• **Saved data entries**
▬▬▬▬▬▬
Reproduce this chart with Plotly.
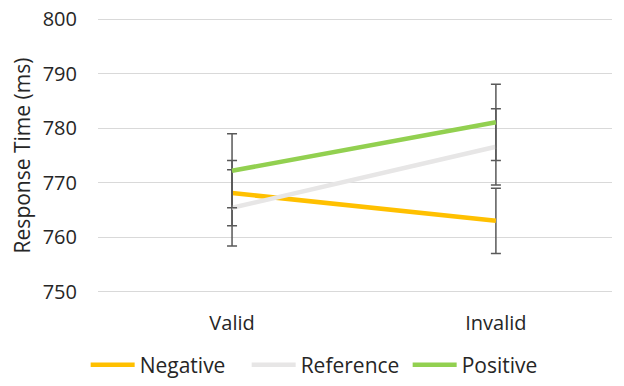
import plotly.graph_objects as go

categories = ["Valid", "Invalid"]
negative = [768.1, 763.0]
negative_err = [6.0, 6.0]
reference = [765.4, 776.6]
reference_err = [7.0, 7.0]
positive = [772.2, 781.1]
positive_err = [6.8, 7.0]
y_ticks = [750, 760, 770, 780, 790, 800]

series = [
    ("Negative", negative, negative_err, "#FFC000"),
    ("Reference", reference, reference_err, "#E7E6E6"),
    ("Positive", positive, positive_err, "#92D050"),
]

fig = go.Figure()
xpos = list(range(len(categories)))
for name, vals, errs, color in series:
    fig.add_trace(go.Scatter(
        x=xpos, y=vals, name=name, mode="lines",
        line=dict(color=color, width=4.5),
        error_y=dict(type="data", array=errs, visible=True,
                     color="#595959", thickness=1.5, width=5),
    ))

font = "Open Sans, Noto Sans, sans-serif"
fig.update_layout(
    width=608, height=370,
    margin=dict(l=90, r=4, t=10, b=85, autoexpand=False),
    plot_bgcolor="white", paper_bgcolor="white",
    font=dict(family=font, size=20, color="#262626"),
    showlegend=True,
    legend=dict(orientation="h", x=-0.024, xanchor="left", y=-0.262, yanchor="middle",
                font=dict(size=21, color="#262626"), itemwidth=44, traceorder="normal",
                entrywidth=102, entrywidthmode="pixels", tracegroupgap=0),
    xaxis=dict(tickmode="array", tickvals=xpos, ticktext=categories,
               range=[-0.508, 1.44], showgrid=False, zeroline=False,
               showline=False, ticks="", tickfont=dict(size=20), automargin=False,
               ticklabelstandoff=16, ticklabeloverflow="allow"),
    yaxis=dict(range=[749.75, 800.25], tickvals=y_ticks, showgrid=True,
               gridcolor="#D9D9D9", gridwidth=1, zeroline=False, showline=False,
               ticks="", ticklabelstandoff=20, tickfont=dict(size=20), automargin=False,
               ticklabeloverflow="allow",
               title=dict(text="Response Time (ms)", font=dict(size=21), standoff=20)),
)
fig.write_html("out.html")
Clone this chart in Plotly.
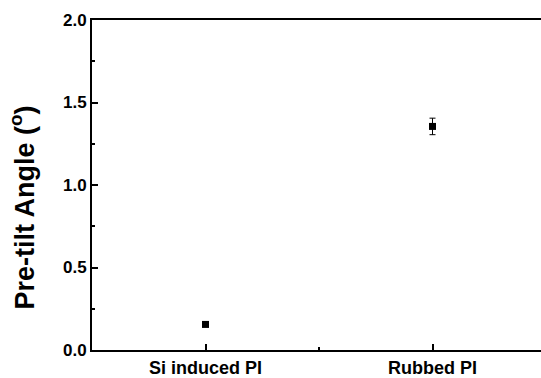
import plotly.graph_objects as go

categories = ["Si induced PI", "Rubbed PI"]
cat_pos = [1, 2]
pretilt = [0.155, 1.355]
pretilt_err = [0.0, 0.05]
y_ticks = [0.0, 0.5, 1.0, 1.5, 2.0]
y_tick_text = ["0.0", "0.5", "1.0", "1.5", "2.0"]

font_family = "Liberation Sans, Arial, sans-serif"

fig = go.Figure()
fig.add_trace(go.Scatter(
    x=cat_pos, y=pretilt, mode="markers",
    marker=dict(symbol="square", size=7, color="black"),
    error_y=dict(type="data", array=pretilt_err, visible=True,
                 color="black", thickness=1, width=3),
    showlegend=False,
))

fig.add_annotation(
    text="Pre-tilt Angle (<sup>o</sup>)", textangle=-90,
    xref="paper", yref="paper", x=-0.155, y=0.433,
    xanchor="center", yanchor="middle", showarrow=False,
    font=dict(size=27, family=font_family, color="black", weight="bold"),
)

fig.update_layout(
    width=541, height=378,
    margin=dict(l=92, r=0, t=20, b=26),
    paper_bgcolor="white", plot_bgcolor="white",
    font=dict(family=font_family, color="black"),
    xaxis=dict(
        range=[0.5, 2.478],
        tickmode="array", tickvals=cat_pos, ticktext=categories,
        ticks="inside", ticklen=6, tickwidth=1.5, tickcolor="black",
        minor=dict(tickvals=[1.5], ticks="inside", ticklen=3, tickwidth=1.5, tickcolor="black"),
        showline=True, linecolor="black", linewidth=2, mirror=True,
        showgrid=False, zeroline=False,
        tickfont=dict(size=18, family=font_family, color="black", weight="bold"),
    ),
    yaxis=dict(
        range=[0, 2.0],
        tickmode="array", tickvals=y_ticks, ticktext=y_tick_text,
        ticks="inside", ticklen=6, tickwidth=1.5, tickcolor="black",
        minor=dict(dtick=0.25, ticks="inside", ticklen=3, tickwidth=1.5, tickcolor="black"),
        showline=True, linecolor="black", linewidth=2, mirror=False,
        showgrid=False, zeroline=False,
        tickfont=dict(size=17, family=font_family, color="black", weight="bold"),
    ),
)

fig.write_html("out.html")
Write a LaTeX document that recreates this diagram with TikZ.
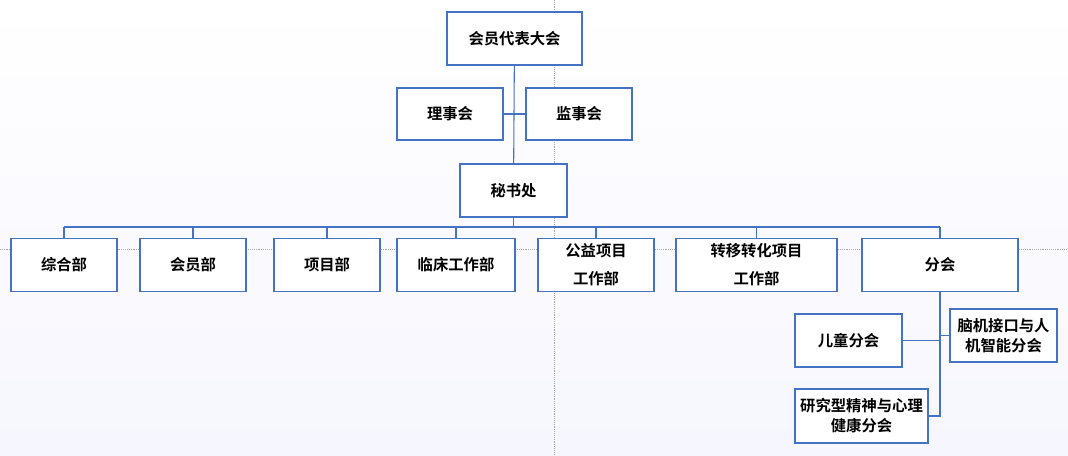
\documentclass[tikz,border=0pt]{standalone}
\usepackage{fontspec}
\setmainfont{Noto Sans CJK SC Bold}
\definecolor{boxblue}{HTML}{4472C4}
\definecolor{bgtop}{HTML}{FFFFFF}
\definecolor{bgbot}{HTML}{F6F6FE}
\begin{document}
\begin{tikzpicture}[x=0.75pt,y=-0.75pt,
    org/.style={draw=boxblue,thick,fill=white,align=center,inner sep=0pt,
      font=\fontsize{11.5}{15}\selectfont},
    link/.style={draw=boxblue,thick},
    guide/.style={gray!70,densely dotted}]
  \shade[top color=bgtop,bottom color=bgbot] (0,0) rectangle (1068,455);
  \useasboundingbox (0,0) rectangle (1068,455);
  \draw[guide] (0,249) -- (1068,249);
  \draw[guide] (554,0) -- (554,455);

  \node[org,minimum width=101.25pt,minimum height=39.75pt] (dh) at (514.5,38.5) {会员代表大会};
  \node[org,minimum width=79.5pt,minimum height=39pt] (ls) at (450,114) {理事会};
  \node[org,minimum width=79.5pt,minimum height=39pt] (js) at (579,114) {监事会};
  \node[org,minimum width=80.25pt,minimum height=39.75pt] (ms) at (513.5,190.5) {秘书处};

  \node[org,minimum width=79.5pt,minimum height=40pt] (zh) at (64,265) {综合部};
  \node[org,minimum width=79.5pt,minimum height=40pt] (hy) at (193,265) {会员部};
  \node[org,minimum width=79.5pt,minimum height=40pt] (xm) at (327,265) {项目部};
  \node[org,minimum width=88.5pt,minimum height=40pt] (lc) at (456,265) {临床工作部};
  \node[org,minimum width=87pt,minimum height=40pt,font=\fontsize{11.5}{21}\selectfont] (gy) at (596,265) {公益项目\\工作部};
  \node[org,minimum width=120.75pt,minimum height=40pt,font=\fontsize{11.5}{21}\selectfont] (zy) at (756.5,265) {转移转化项目\\工作部};
  \node[org,minimum width=117pt,minimum height=40pt] (fh) at (940,265) {分会};

  \node[org,minimum width=80.25pt,minimum height=39.75pt] (et) at (848.5,340.5) {儿童分会};
  \node[org,minimum width=80.25pt,minimum height=39.75pt] (nj) at (1003.5,335.5) {脑机接口与人\\机智能分会};
  \node[org,minimum width=99.75pt,minimum height=40.5pt] (yj) at (861.5,416) {研究型精神与心理\\健康分会};

  \draw[link] (dh) -- (ms);
  \draw[link] (ls.east) -- (js.west);
  \coordinate (busl) at (64,227);
  \coordinate (busr) at (940,227);
  \draw[link] (ms.south) -- (513.5,227);
  \draw[link] (busl) -- (busr);
  \foreach \n/\x in {zh/64,hy/193,xm/327,lc/456,gy/596,zy/756.5,fh/940}
    \draw[link] (\x,227) -- (\n.north);
  \coordinate (fhend) at (940,416);
  \draw[link] (fh.south) -- (fhend) -- (yj.east);
  \draw[link] (et.east) -- (940,340.5);
  \draw[link] (940,335.5) -- (nj.west);
\end{tikzpicture}
\end{document}
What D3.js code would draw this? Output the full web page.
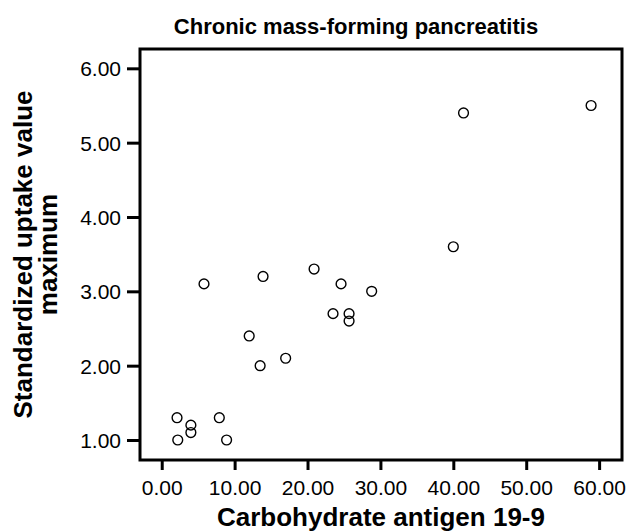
<!DOCTYPE html>
<html><head><meta charset="utf-8">
<script src="https://cdn.jsdelivr.net/npm/d3@7/dist/d3.min.js"></script>
<style>body{margin:0;background:#fff;} text{font-family:"Liberation Sans",Arial,sans-serif;}</style>
</head><body>
<svg id="chart" width="626" height="531"></svg>
<script>
const ca199 = [2.1, 2.2, 4.0, 4.0, 7.9, 8.9, 5.8, 13.9, 12.0, 13.5, 17.0, 20.9, 24.6, 28.8, 23.5, 25.7, 25.7, 41.4, 58.9, 40.0];
const suvmax = [1.3, 1.0, 1.2, 1.1, 1.3, 1.0, 3.1, 3.2, 2.4, 2.0, 2.1, 3.3, 3.1, 3.0, 2.7, 2.7, 2.6, 5.4, 5.5, 3.6];
const xTicks = [0, 10, 20, 30, 40, 50, 60];
const yTicks = [1, 2, 3, 4, 5, 6];
const title = "Chronic mass-forming pancreatitis";
const xLabel = "Carbohydrate antigen 19-9";
const yLabel = ["Standardized uptake value", "maximum"];

const svg = d3.select("#chart");
const L = 140, R = 622, T = 49, B = 460;
const x = d3.scaleLinear().domain([-2.98, 63.14]).range([L, R]);
const y = d3.scaleLinear().domain([0.731, 6.26]).range([B, T]);

svg.append("rect").attr("x", L).attr("y", T).attr("width", R - L).attr("height", B - T)
  .attr("fill", "none").attr("stroke", "#000").attr("stroke-width", 3);

const xa = svg.append("g").attr("transform", `translate(0,${B})`)
  .call(d3.axisBottom(x).tickValues(xTicks).tickSize(10).tickPadding(10).tickFormat(d3.format(".2f")));
const ya = svg.append("g").attr("transform", `translate(${L},0)`)
  .call(d3.axisLeft(y).tickValues(yTicks).tickSize(13).tickPadding(6).tickFormat(d3.format(".2f")));
[xa, ya].forEach(a => {
  a.select(".domain").remove();
  a.selectAll(".tick line").attr("stroke", "#000").attr("stroke-width", 3);
  a.selectAll(".tick text").attr("fill", "#000").style("font-size", "21px")
    .style("font-family", '"Liberation Sans",Arial,sans-serif');
});
ya.selectAll(".tick text").attr("dy", "0.36em");

svg.append("g").selectAll("circle").data(ca199.map((d, i) => [d, suvmax[i]])).join("circle")
  .attr("cx", d => x(d[0])).attr("cy", d => y(d[1])).attr("r", 4.9)
  .attr("fill", "none").attr("stroke", "#000").attr("stroke-width", 1.4);

svg.append("text").attr("x", 356).attr("y", 34).attr("text-anchor", "middle")
  .style("font-size", "22px").style("font-weight", "bold").text(title);
svg.append("text").attr("x", (L + R) / 2).attr("y", 526).attr("text-anchor", "middle")
  .style("font-size", "26px").style("font-weight", "bold").text(xLabel);
yLabel.forEach((t, i) => {
  svg.append("text").attr("transform", `translate(${32 + i * 25},${(T + B) / 2}) rotate(-90)`)
    .attr("text-anchor", "middle").style("font-size", "26px").style("font-weight", "bold").text(t);
});
</script>
</body></html>
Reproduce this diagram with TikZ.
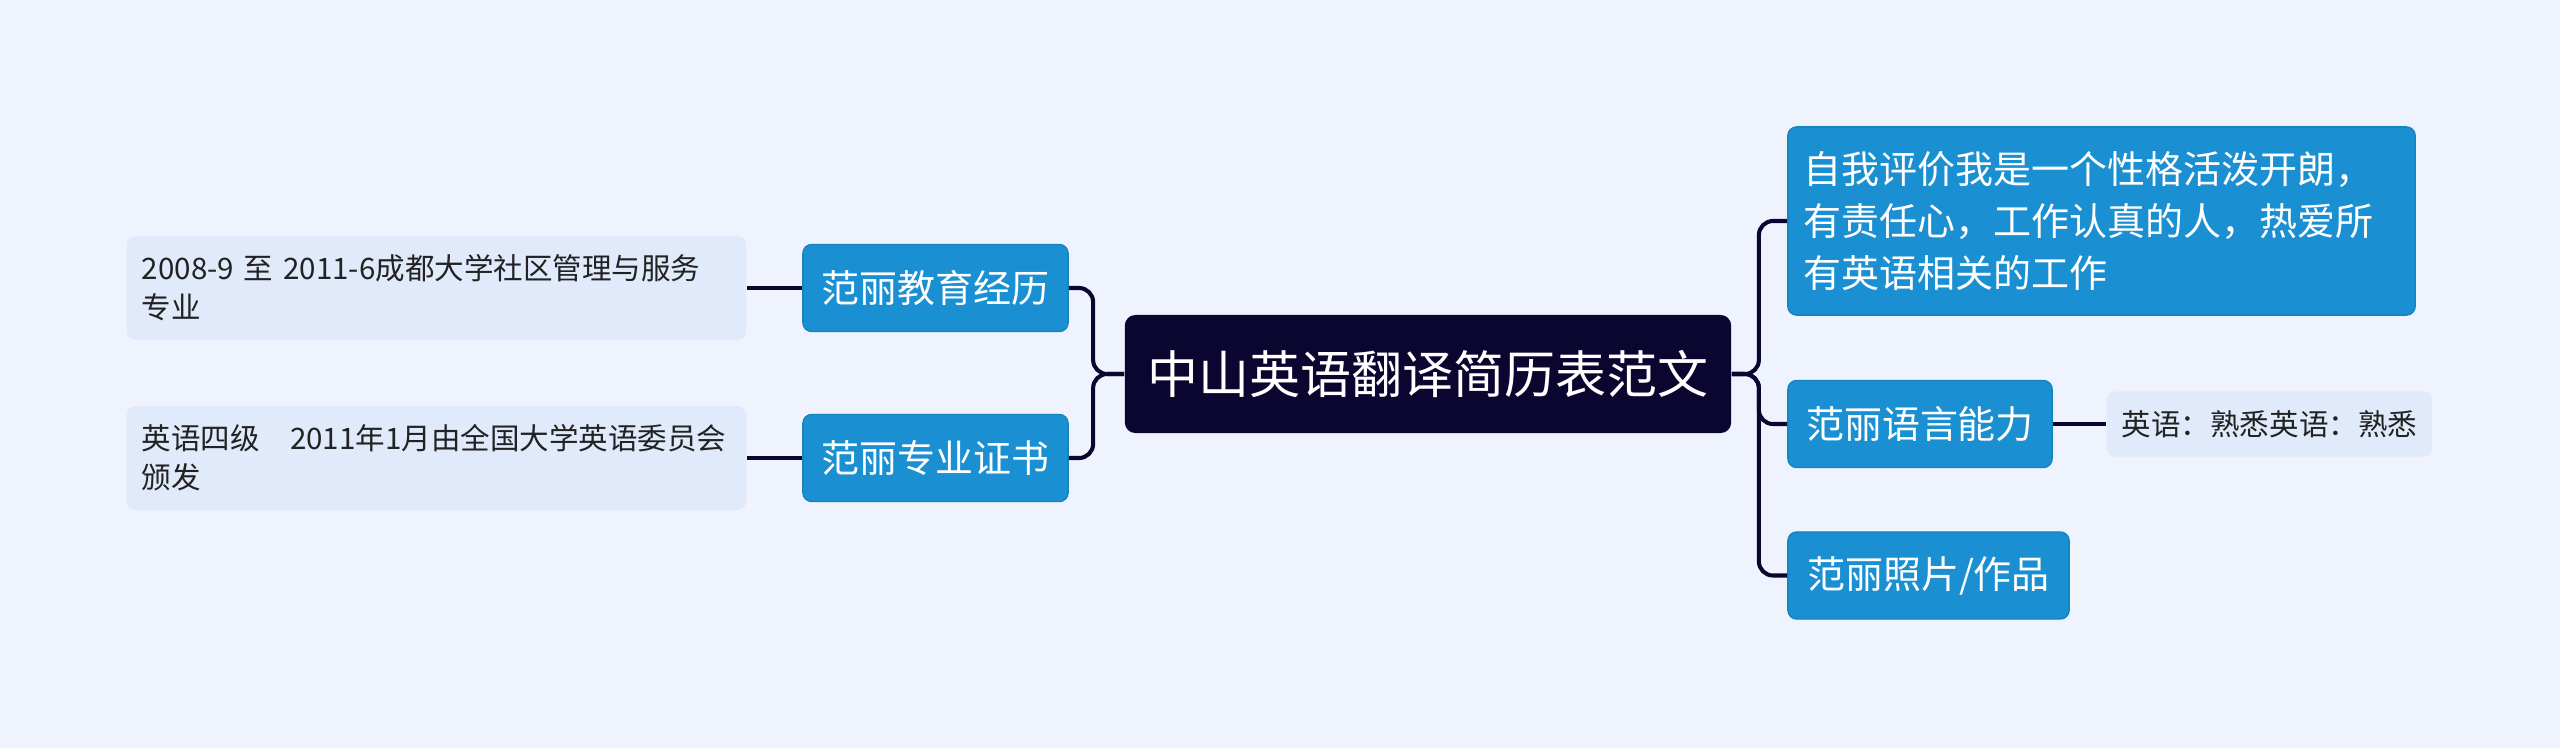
\documentclass[tikz,border=0pt]{standalone}
\usepackage{fontspec}
\setmainfont{Noto Sans CJK SC}
\usepackage{tikz}
\usetikzlibrary{positioning,calc}
\definecolor{paper}{HTML}{EEF3FE}
\definecolor{ink}{HTML}{0B0630}
\definecolor{sky}{HTML}{1A90D2}
\definecolor{skyline}{HTML}{1682C0}
\definecolor{pale}{HTML}{E1EAFB}
\definecolor{txt}{HTML}{222222}

\tikzset{
  root/.style={fill=ink,rounded corners=3pt,minimum width=6.06cm,minimum height=1.18cm,text=white,font=\fontsize{14.5}{17}\selectfont},
  topic/.style={draw=skyline,fill=sky,rounded corners=2.5pt,inner xsep=0.16cm,minimum height=0.87cm,text=white,align=left,font=\fontsize{10.8}{14.8}\selectfont},
  leaf/.style={fill=pale,rounded corners=2.5pt,inner xsep=0.15cm,text=txt,align=left,font=\fontsize{8.4}{11.1}\selectfont},
  link/.style={draw=ink,line width=1.15pt,rounded corners=4pt}
}

\begin{document}
\begin{tikzpicture}[x=0.01cm,y=-0.01cm]
\fill[paper] (0,0) rectangle (2560,748);
\useasboundingbox (0,0) rectangle (2560,748);
\node[root] (main) at (1428,374) {中山英语翻译简历表范文};
% left side
\node[topic,minimum width=2.65cm] (edu) at (935.5,288) {范丽教育经历};
\node[topic,minimum width=2.65cm] (cert) at (935.5,458) {范丽专业证书};
\node[leaf,text width=5.89cm,minimum height=1.04cm] (eduleaf) at (436.5,288) {2008-9 至 2011-6成都大学社区管理与服务\\专业};
\node[leaf,text width=5.89cm,minimum height=1.04cm] (certleaf) at (436.5,458) {英语四级\hspace{0.3cm}2011年1月由全国大学英语委员会\\颁发};
% right side
\node[topic,text width=5.95cm,minimum height=1.88cm] (self) at (2101.5,221) {自我评价我是一个性格活泼开朗，\\有责任心，工作认真的人，热爱所\\有英语相关的工作};
\node[topic,minimum width=2.64cm] (lang) at (1920,424) {范丽语言能力};
\node[topic,minimum width=2.81cm] (photo) at (1928.5,575.5) {范丽照片/作品};
\node[leaf,minimum width=3.23cm,minimum height=0.65cm] (langleaf) at (2269.5,424) {英语：熟悉英语：熟悉};

\draw[link] (main.west) -- ++(-31,0) |- (edu.east);
\draw[link] (main.west) -- ++(-31,0) |- (cert.east);
\draw[link] (main.east) -- ++(27,0) |- (self.west);
\draw[link] (main.east) -- ++(27,0) |- (lang.west);
\draw[link] (main.east) -- ++(27,0) |- (photo.west);
\draw[link] (edu.west) -- (eduleaf.east);
\draw[link] (cert.west) -- (certleaf.east);
\draw[link] (lang.east) -- (langleaf.west);
\end{tikzpicture}
\end{document}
▬▬▬▬▬▬
• **Objective**
Locate all lines in the listing above with the word "chart". Copy them.

• **Written response**
Reproduce this chart with Plotly.
Clone this chart in Plotly.
<svg id="chart" width="626" height="531"></svg>
const svg = d3.select("#chart");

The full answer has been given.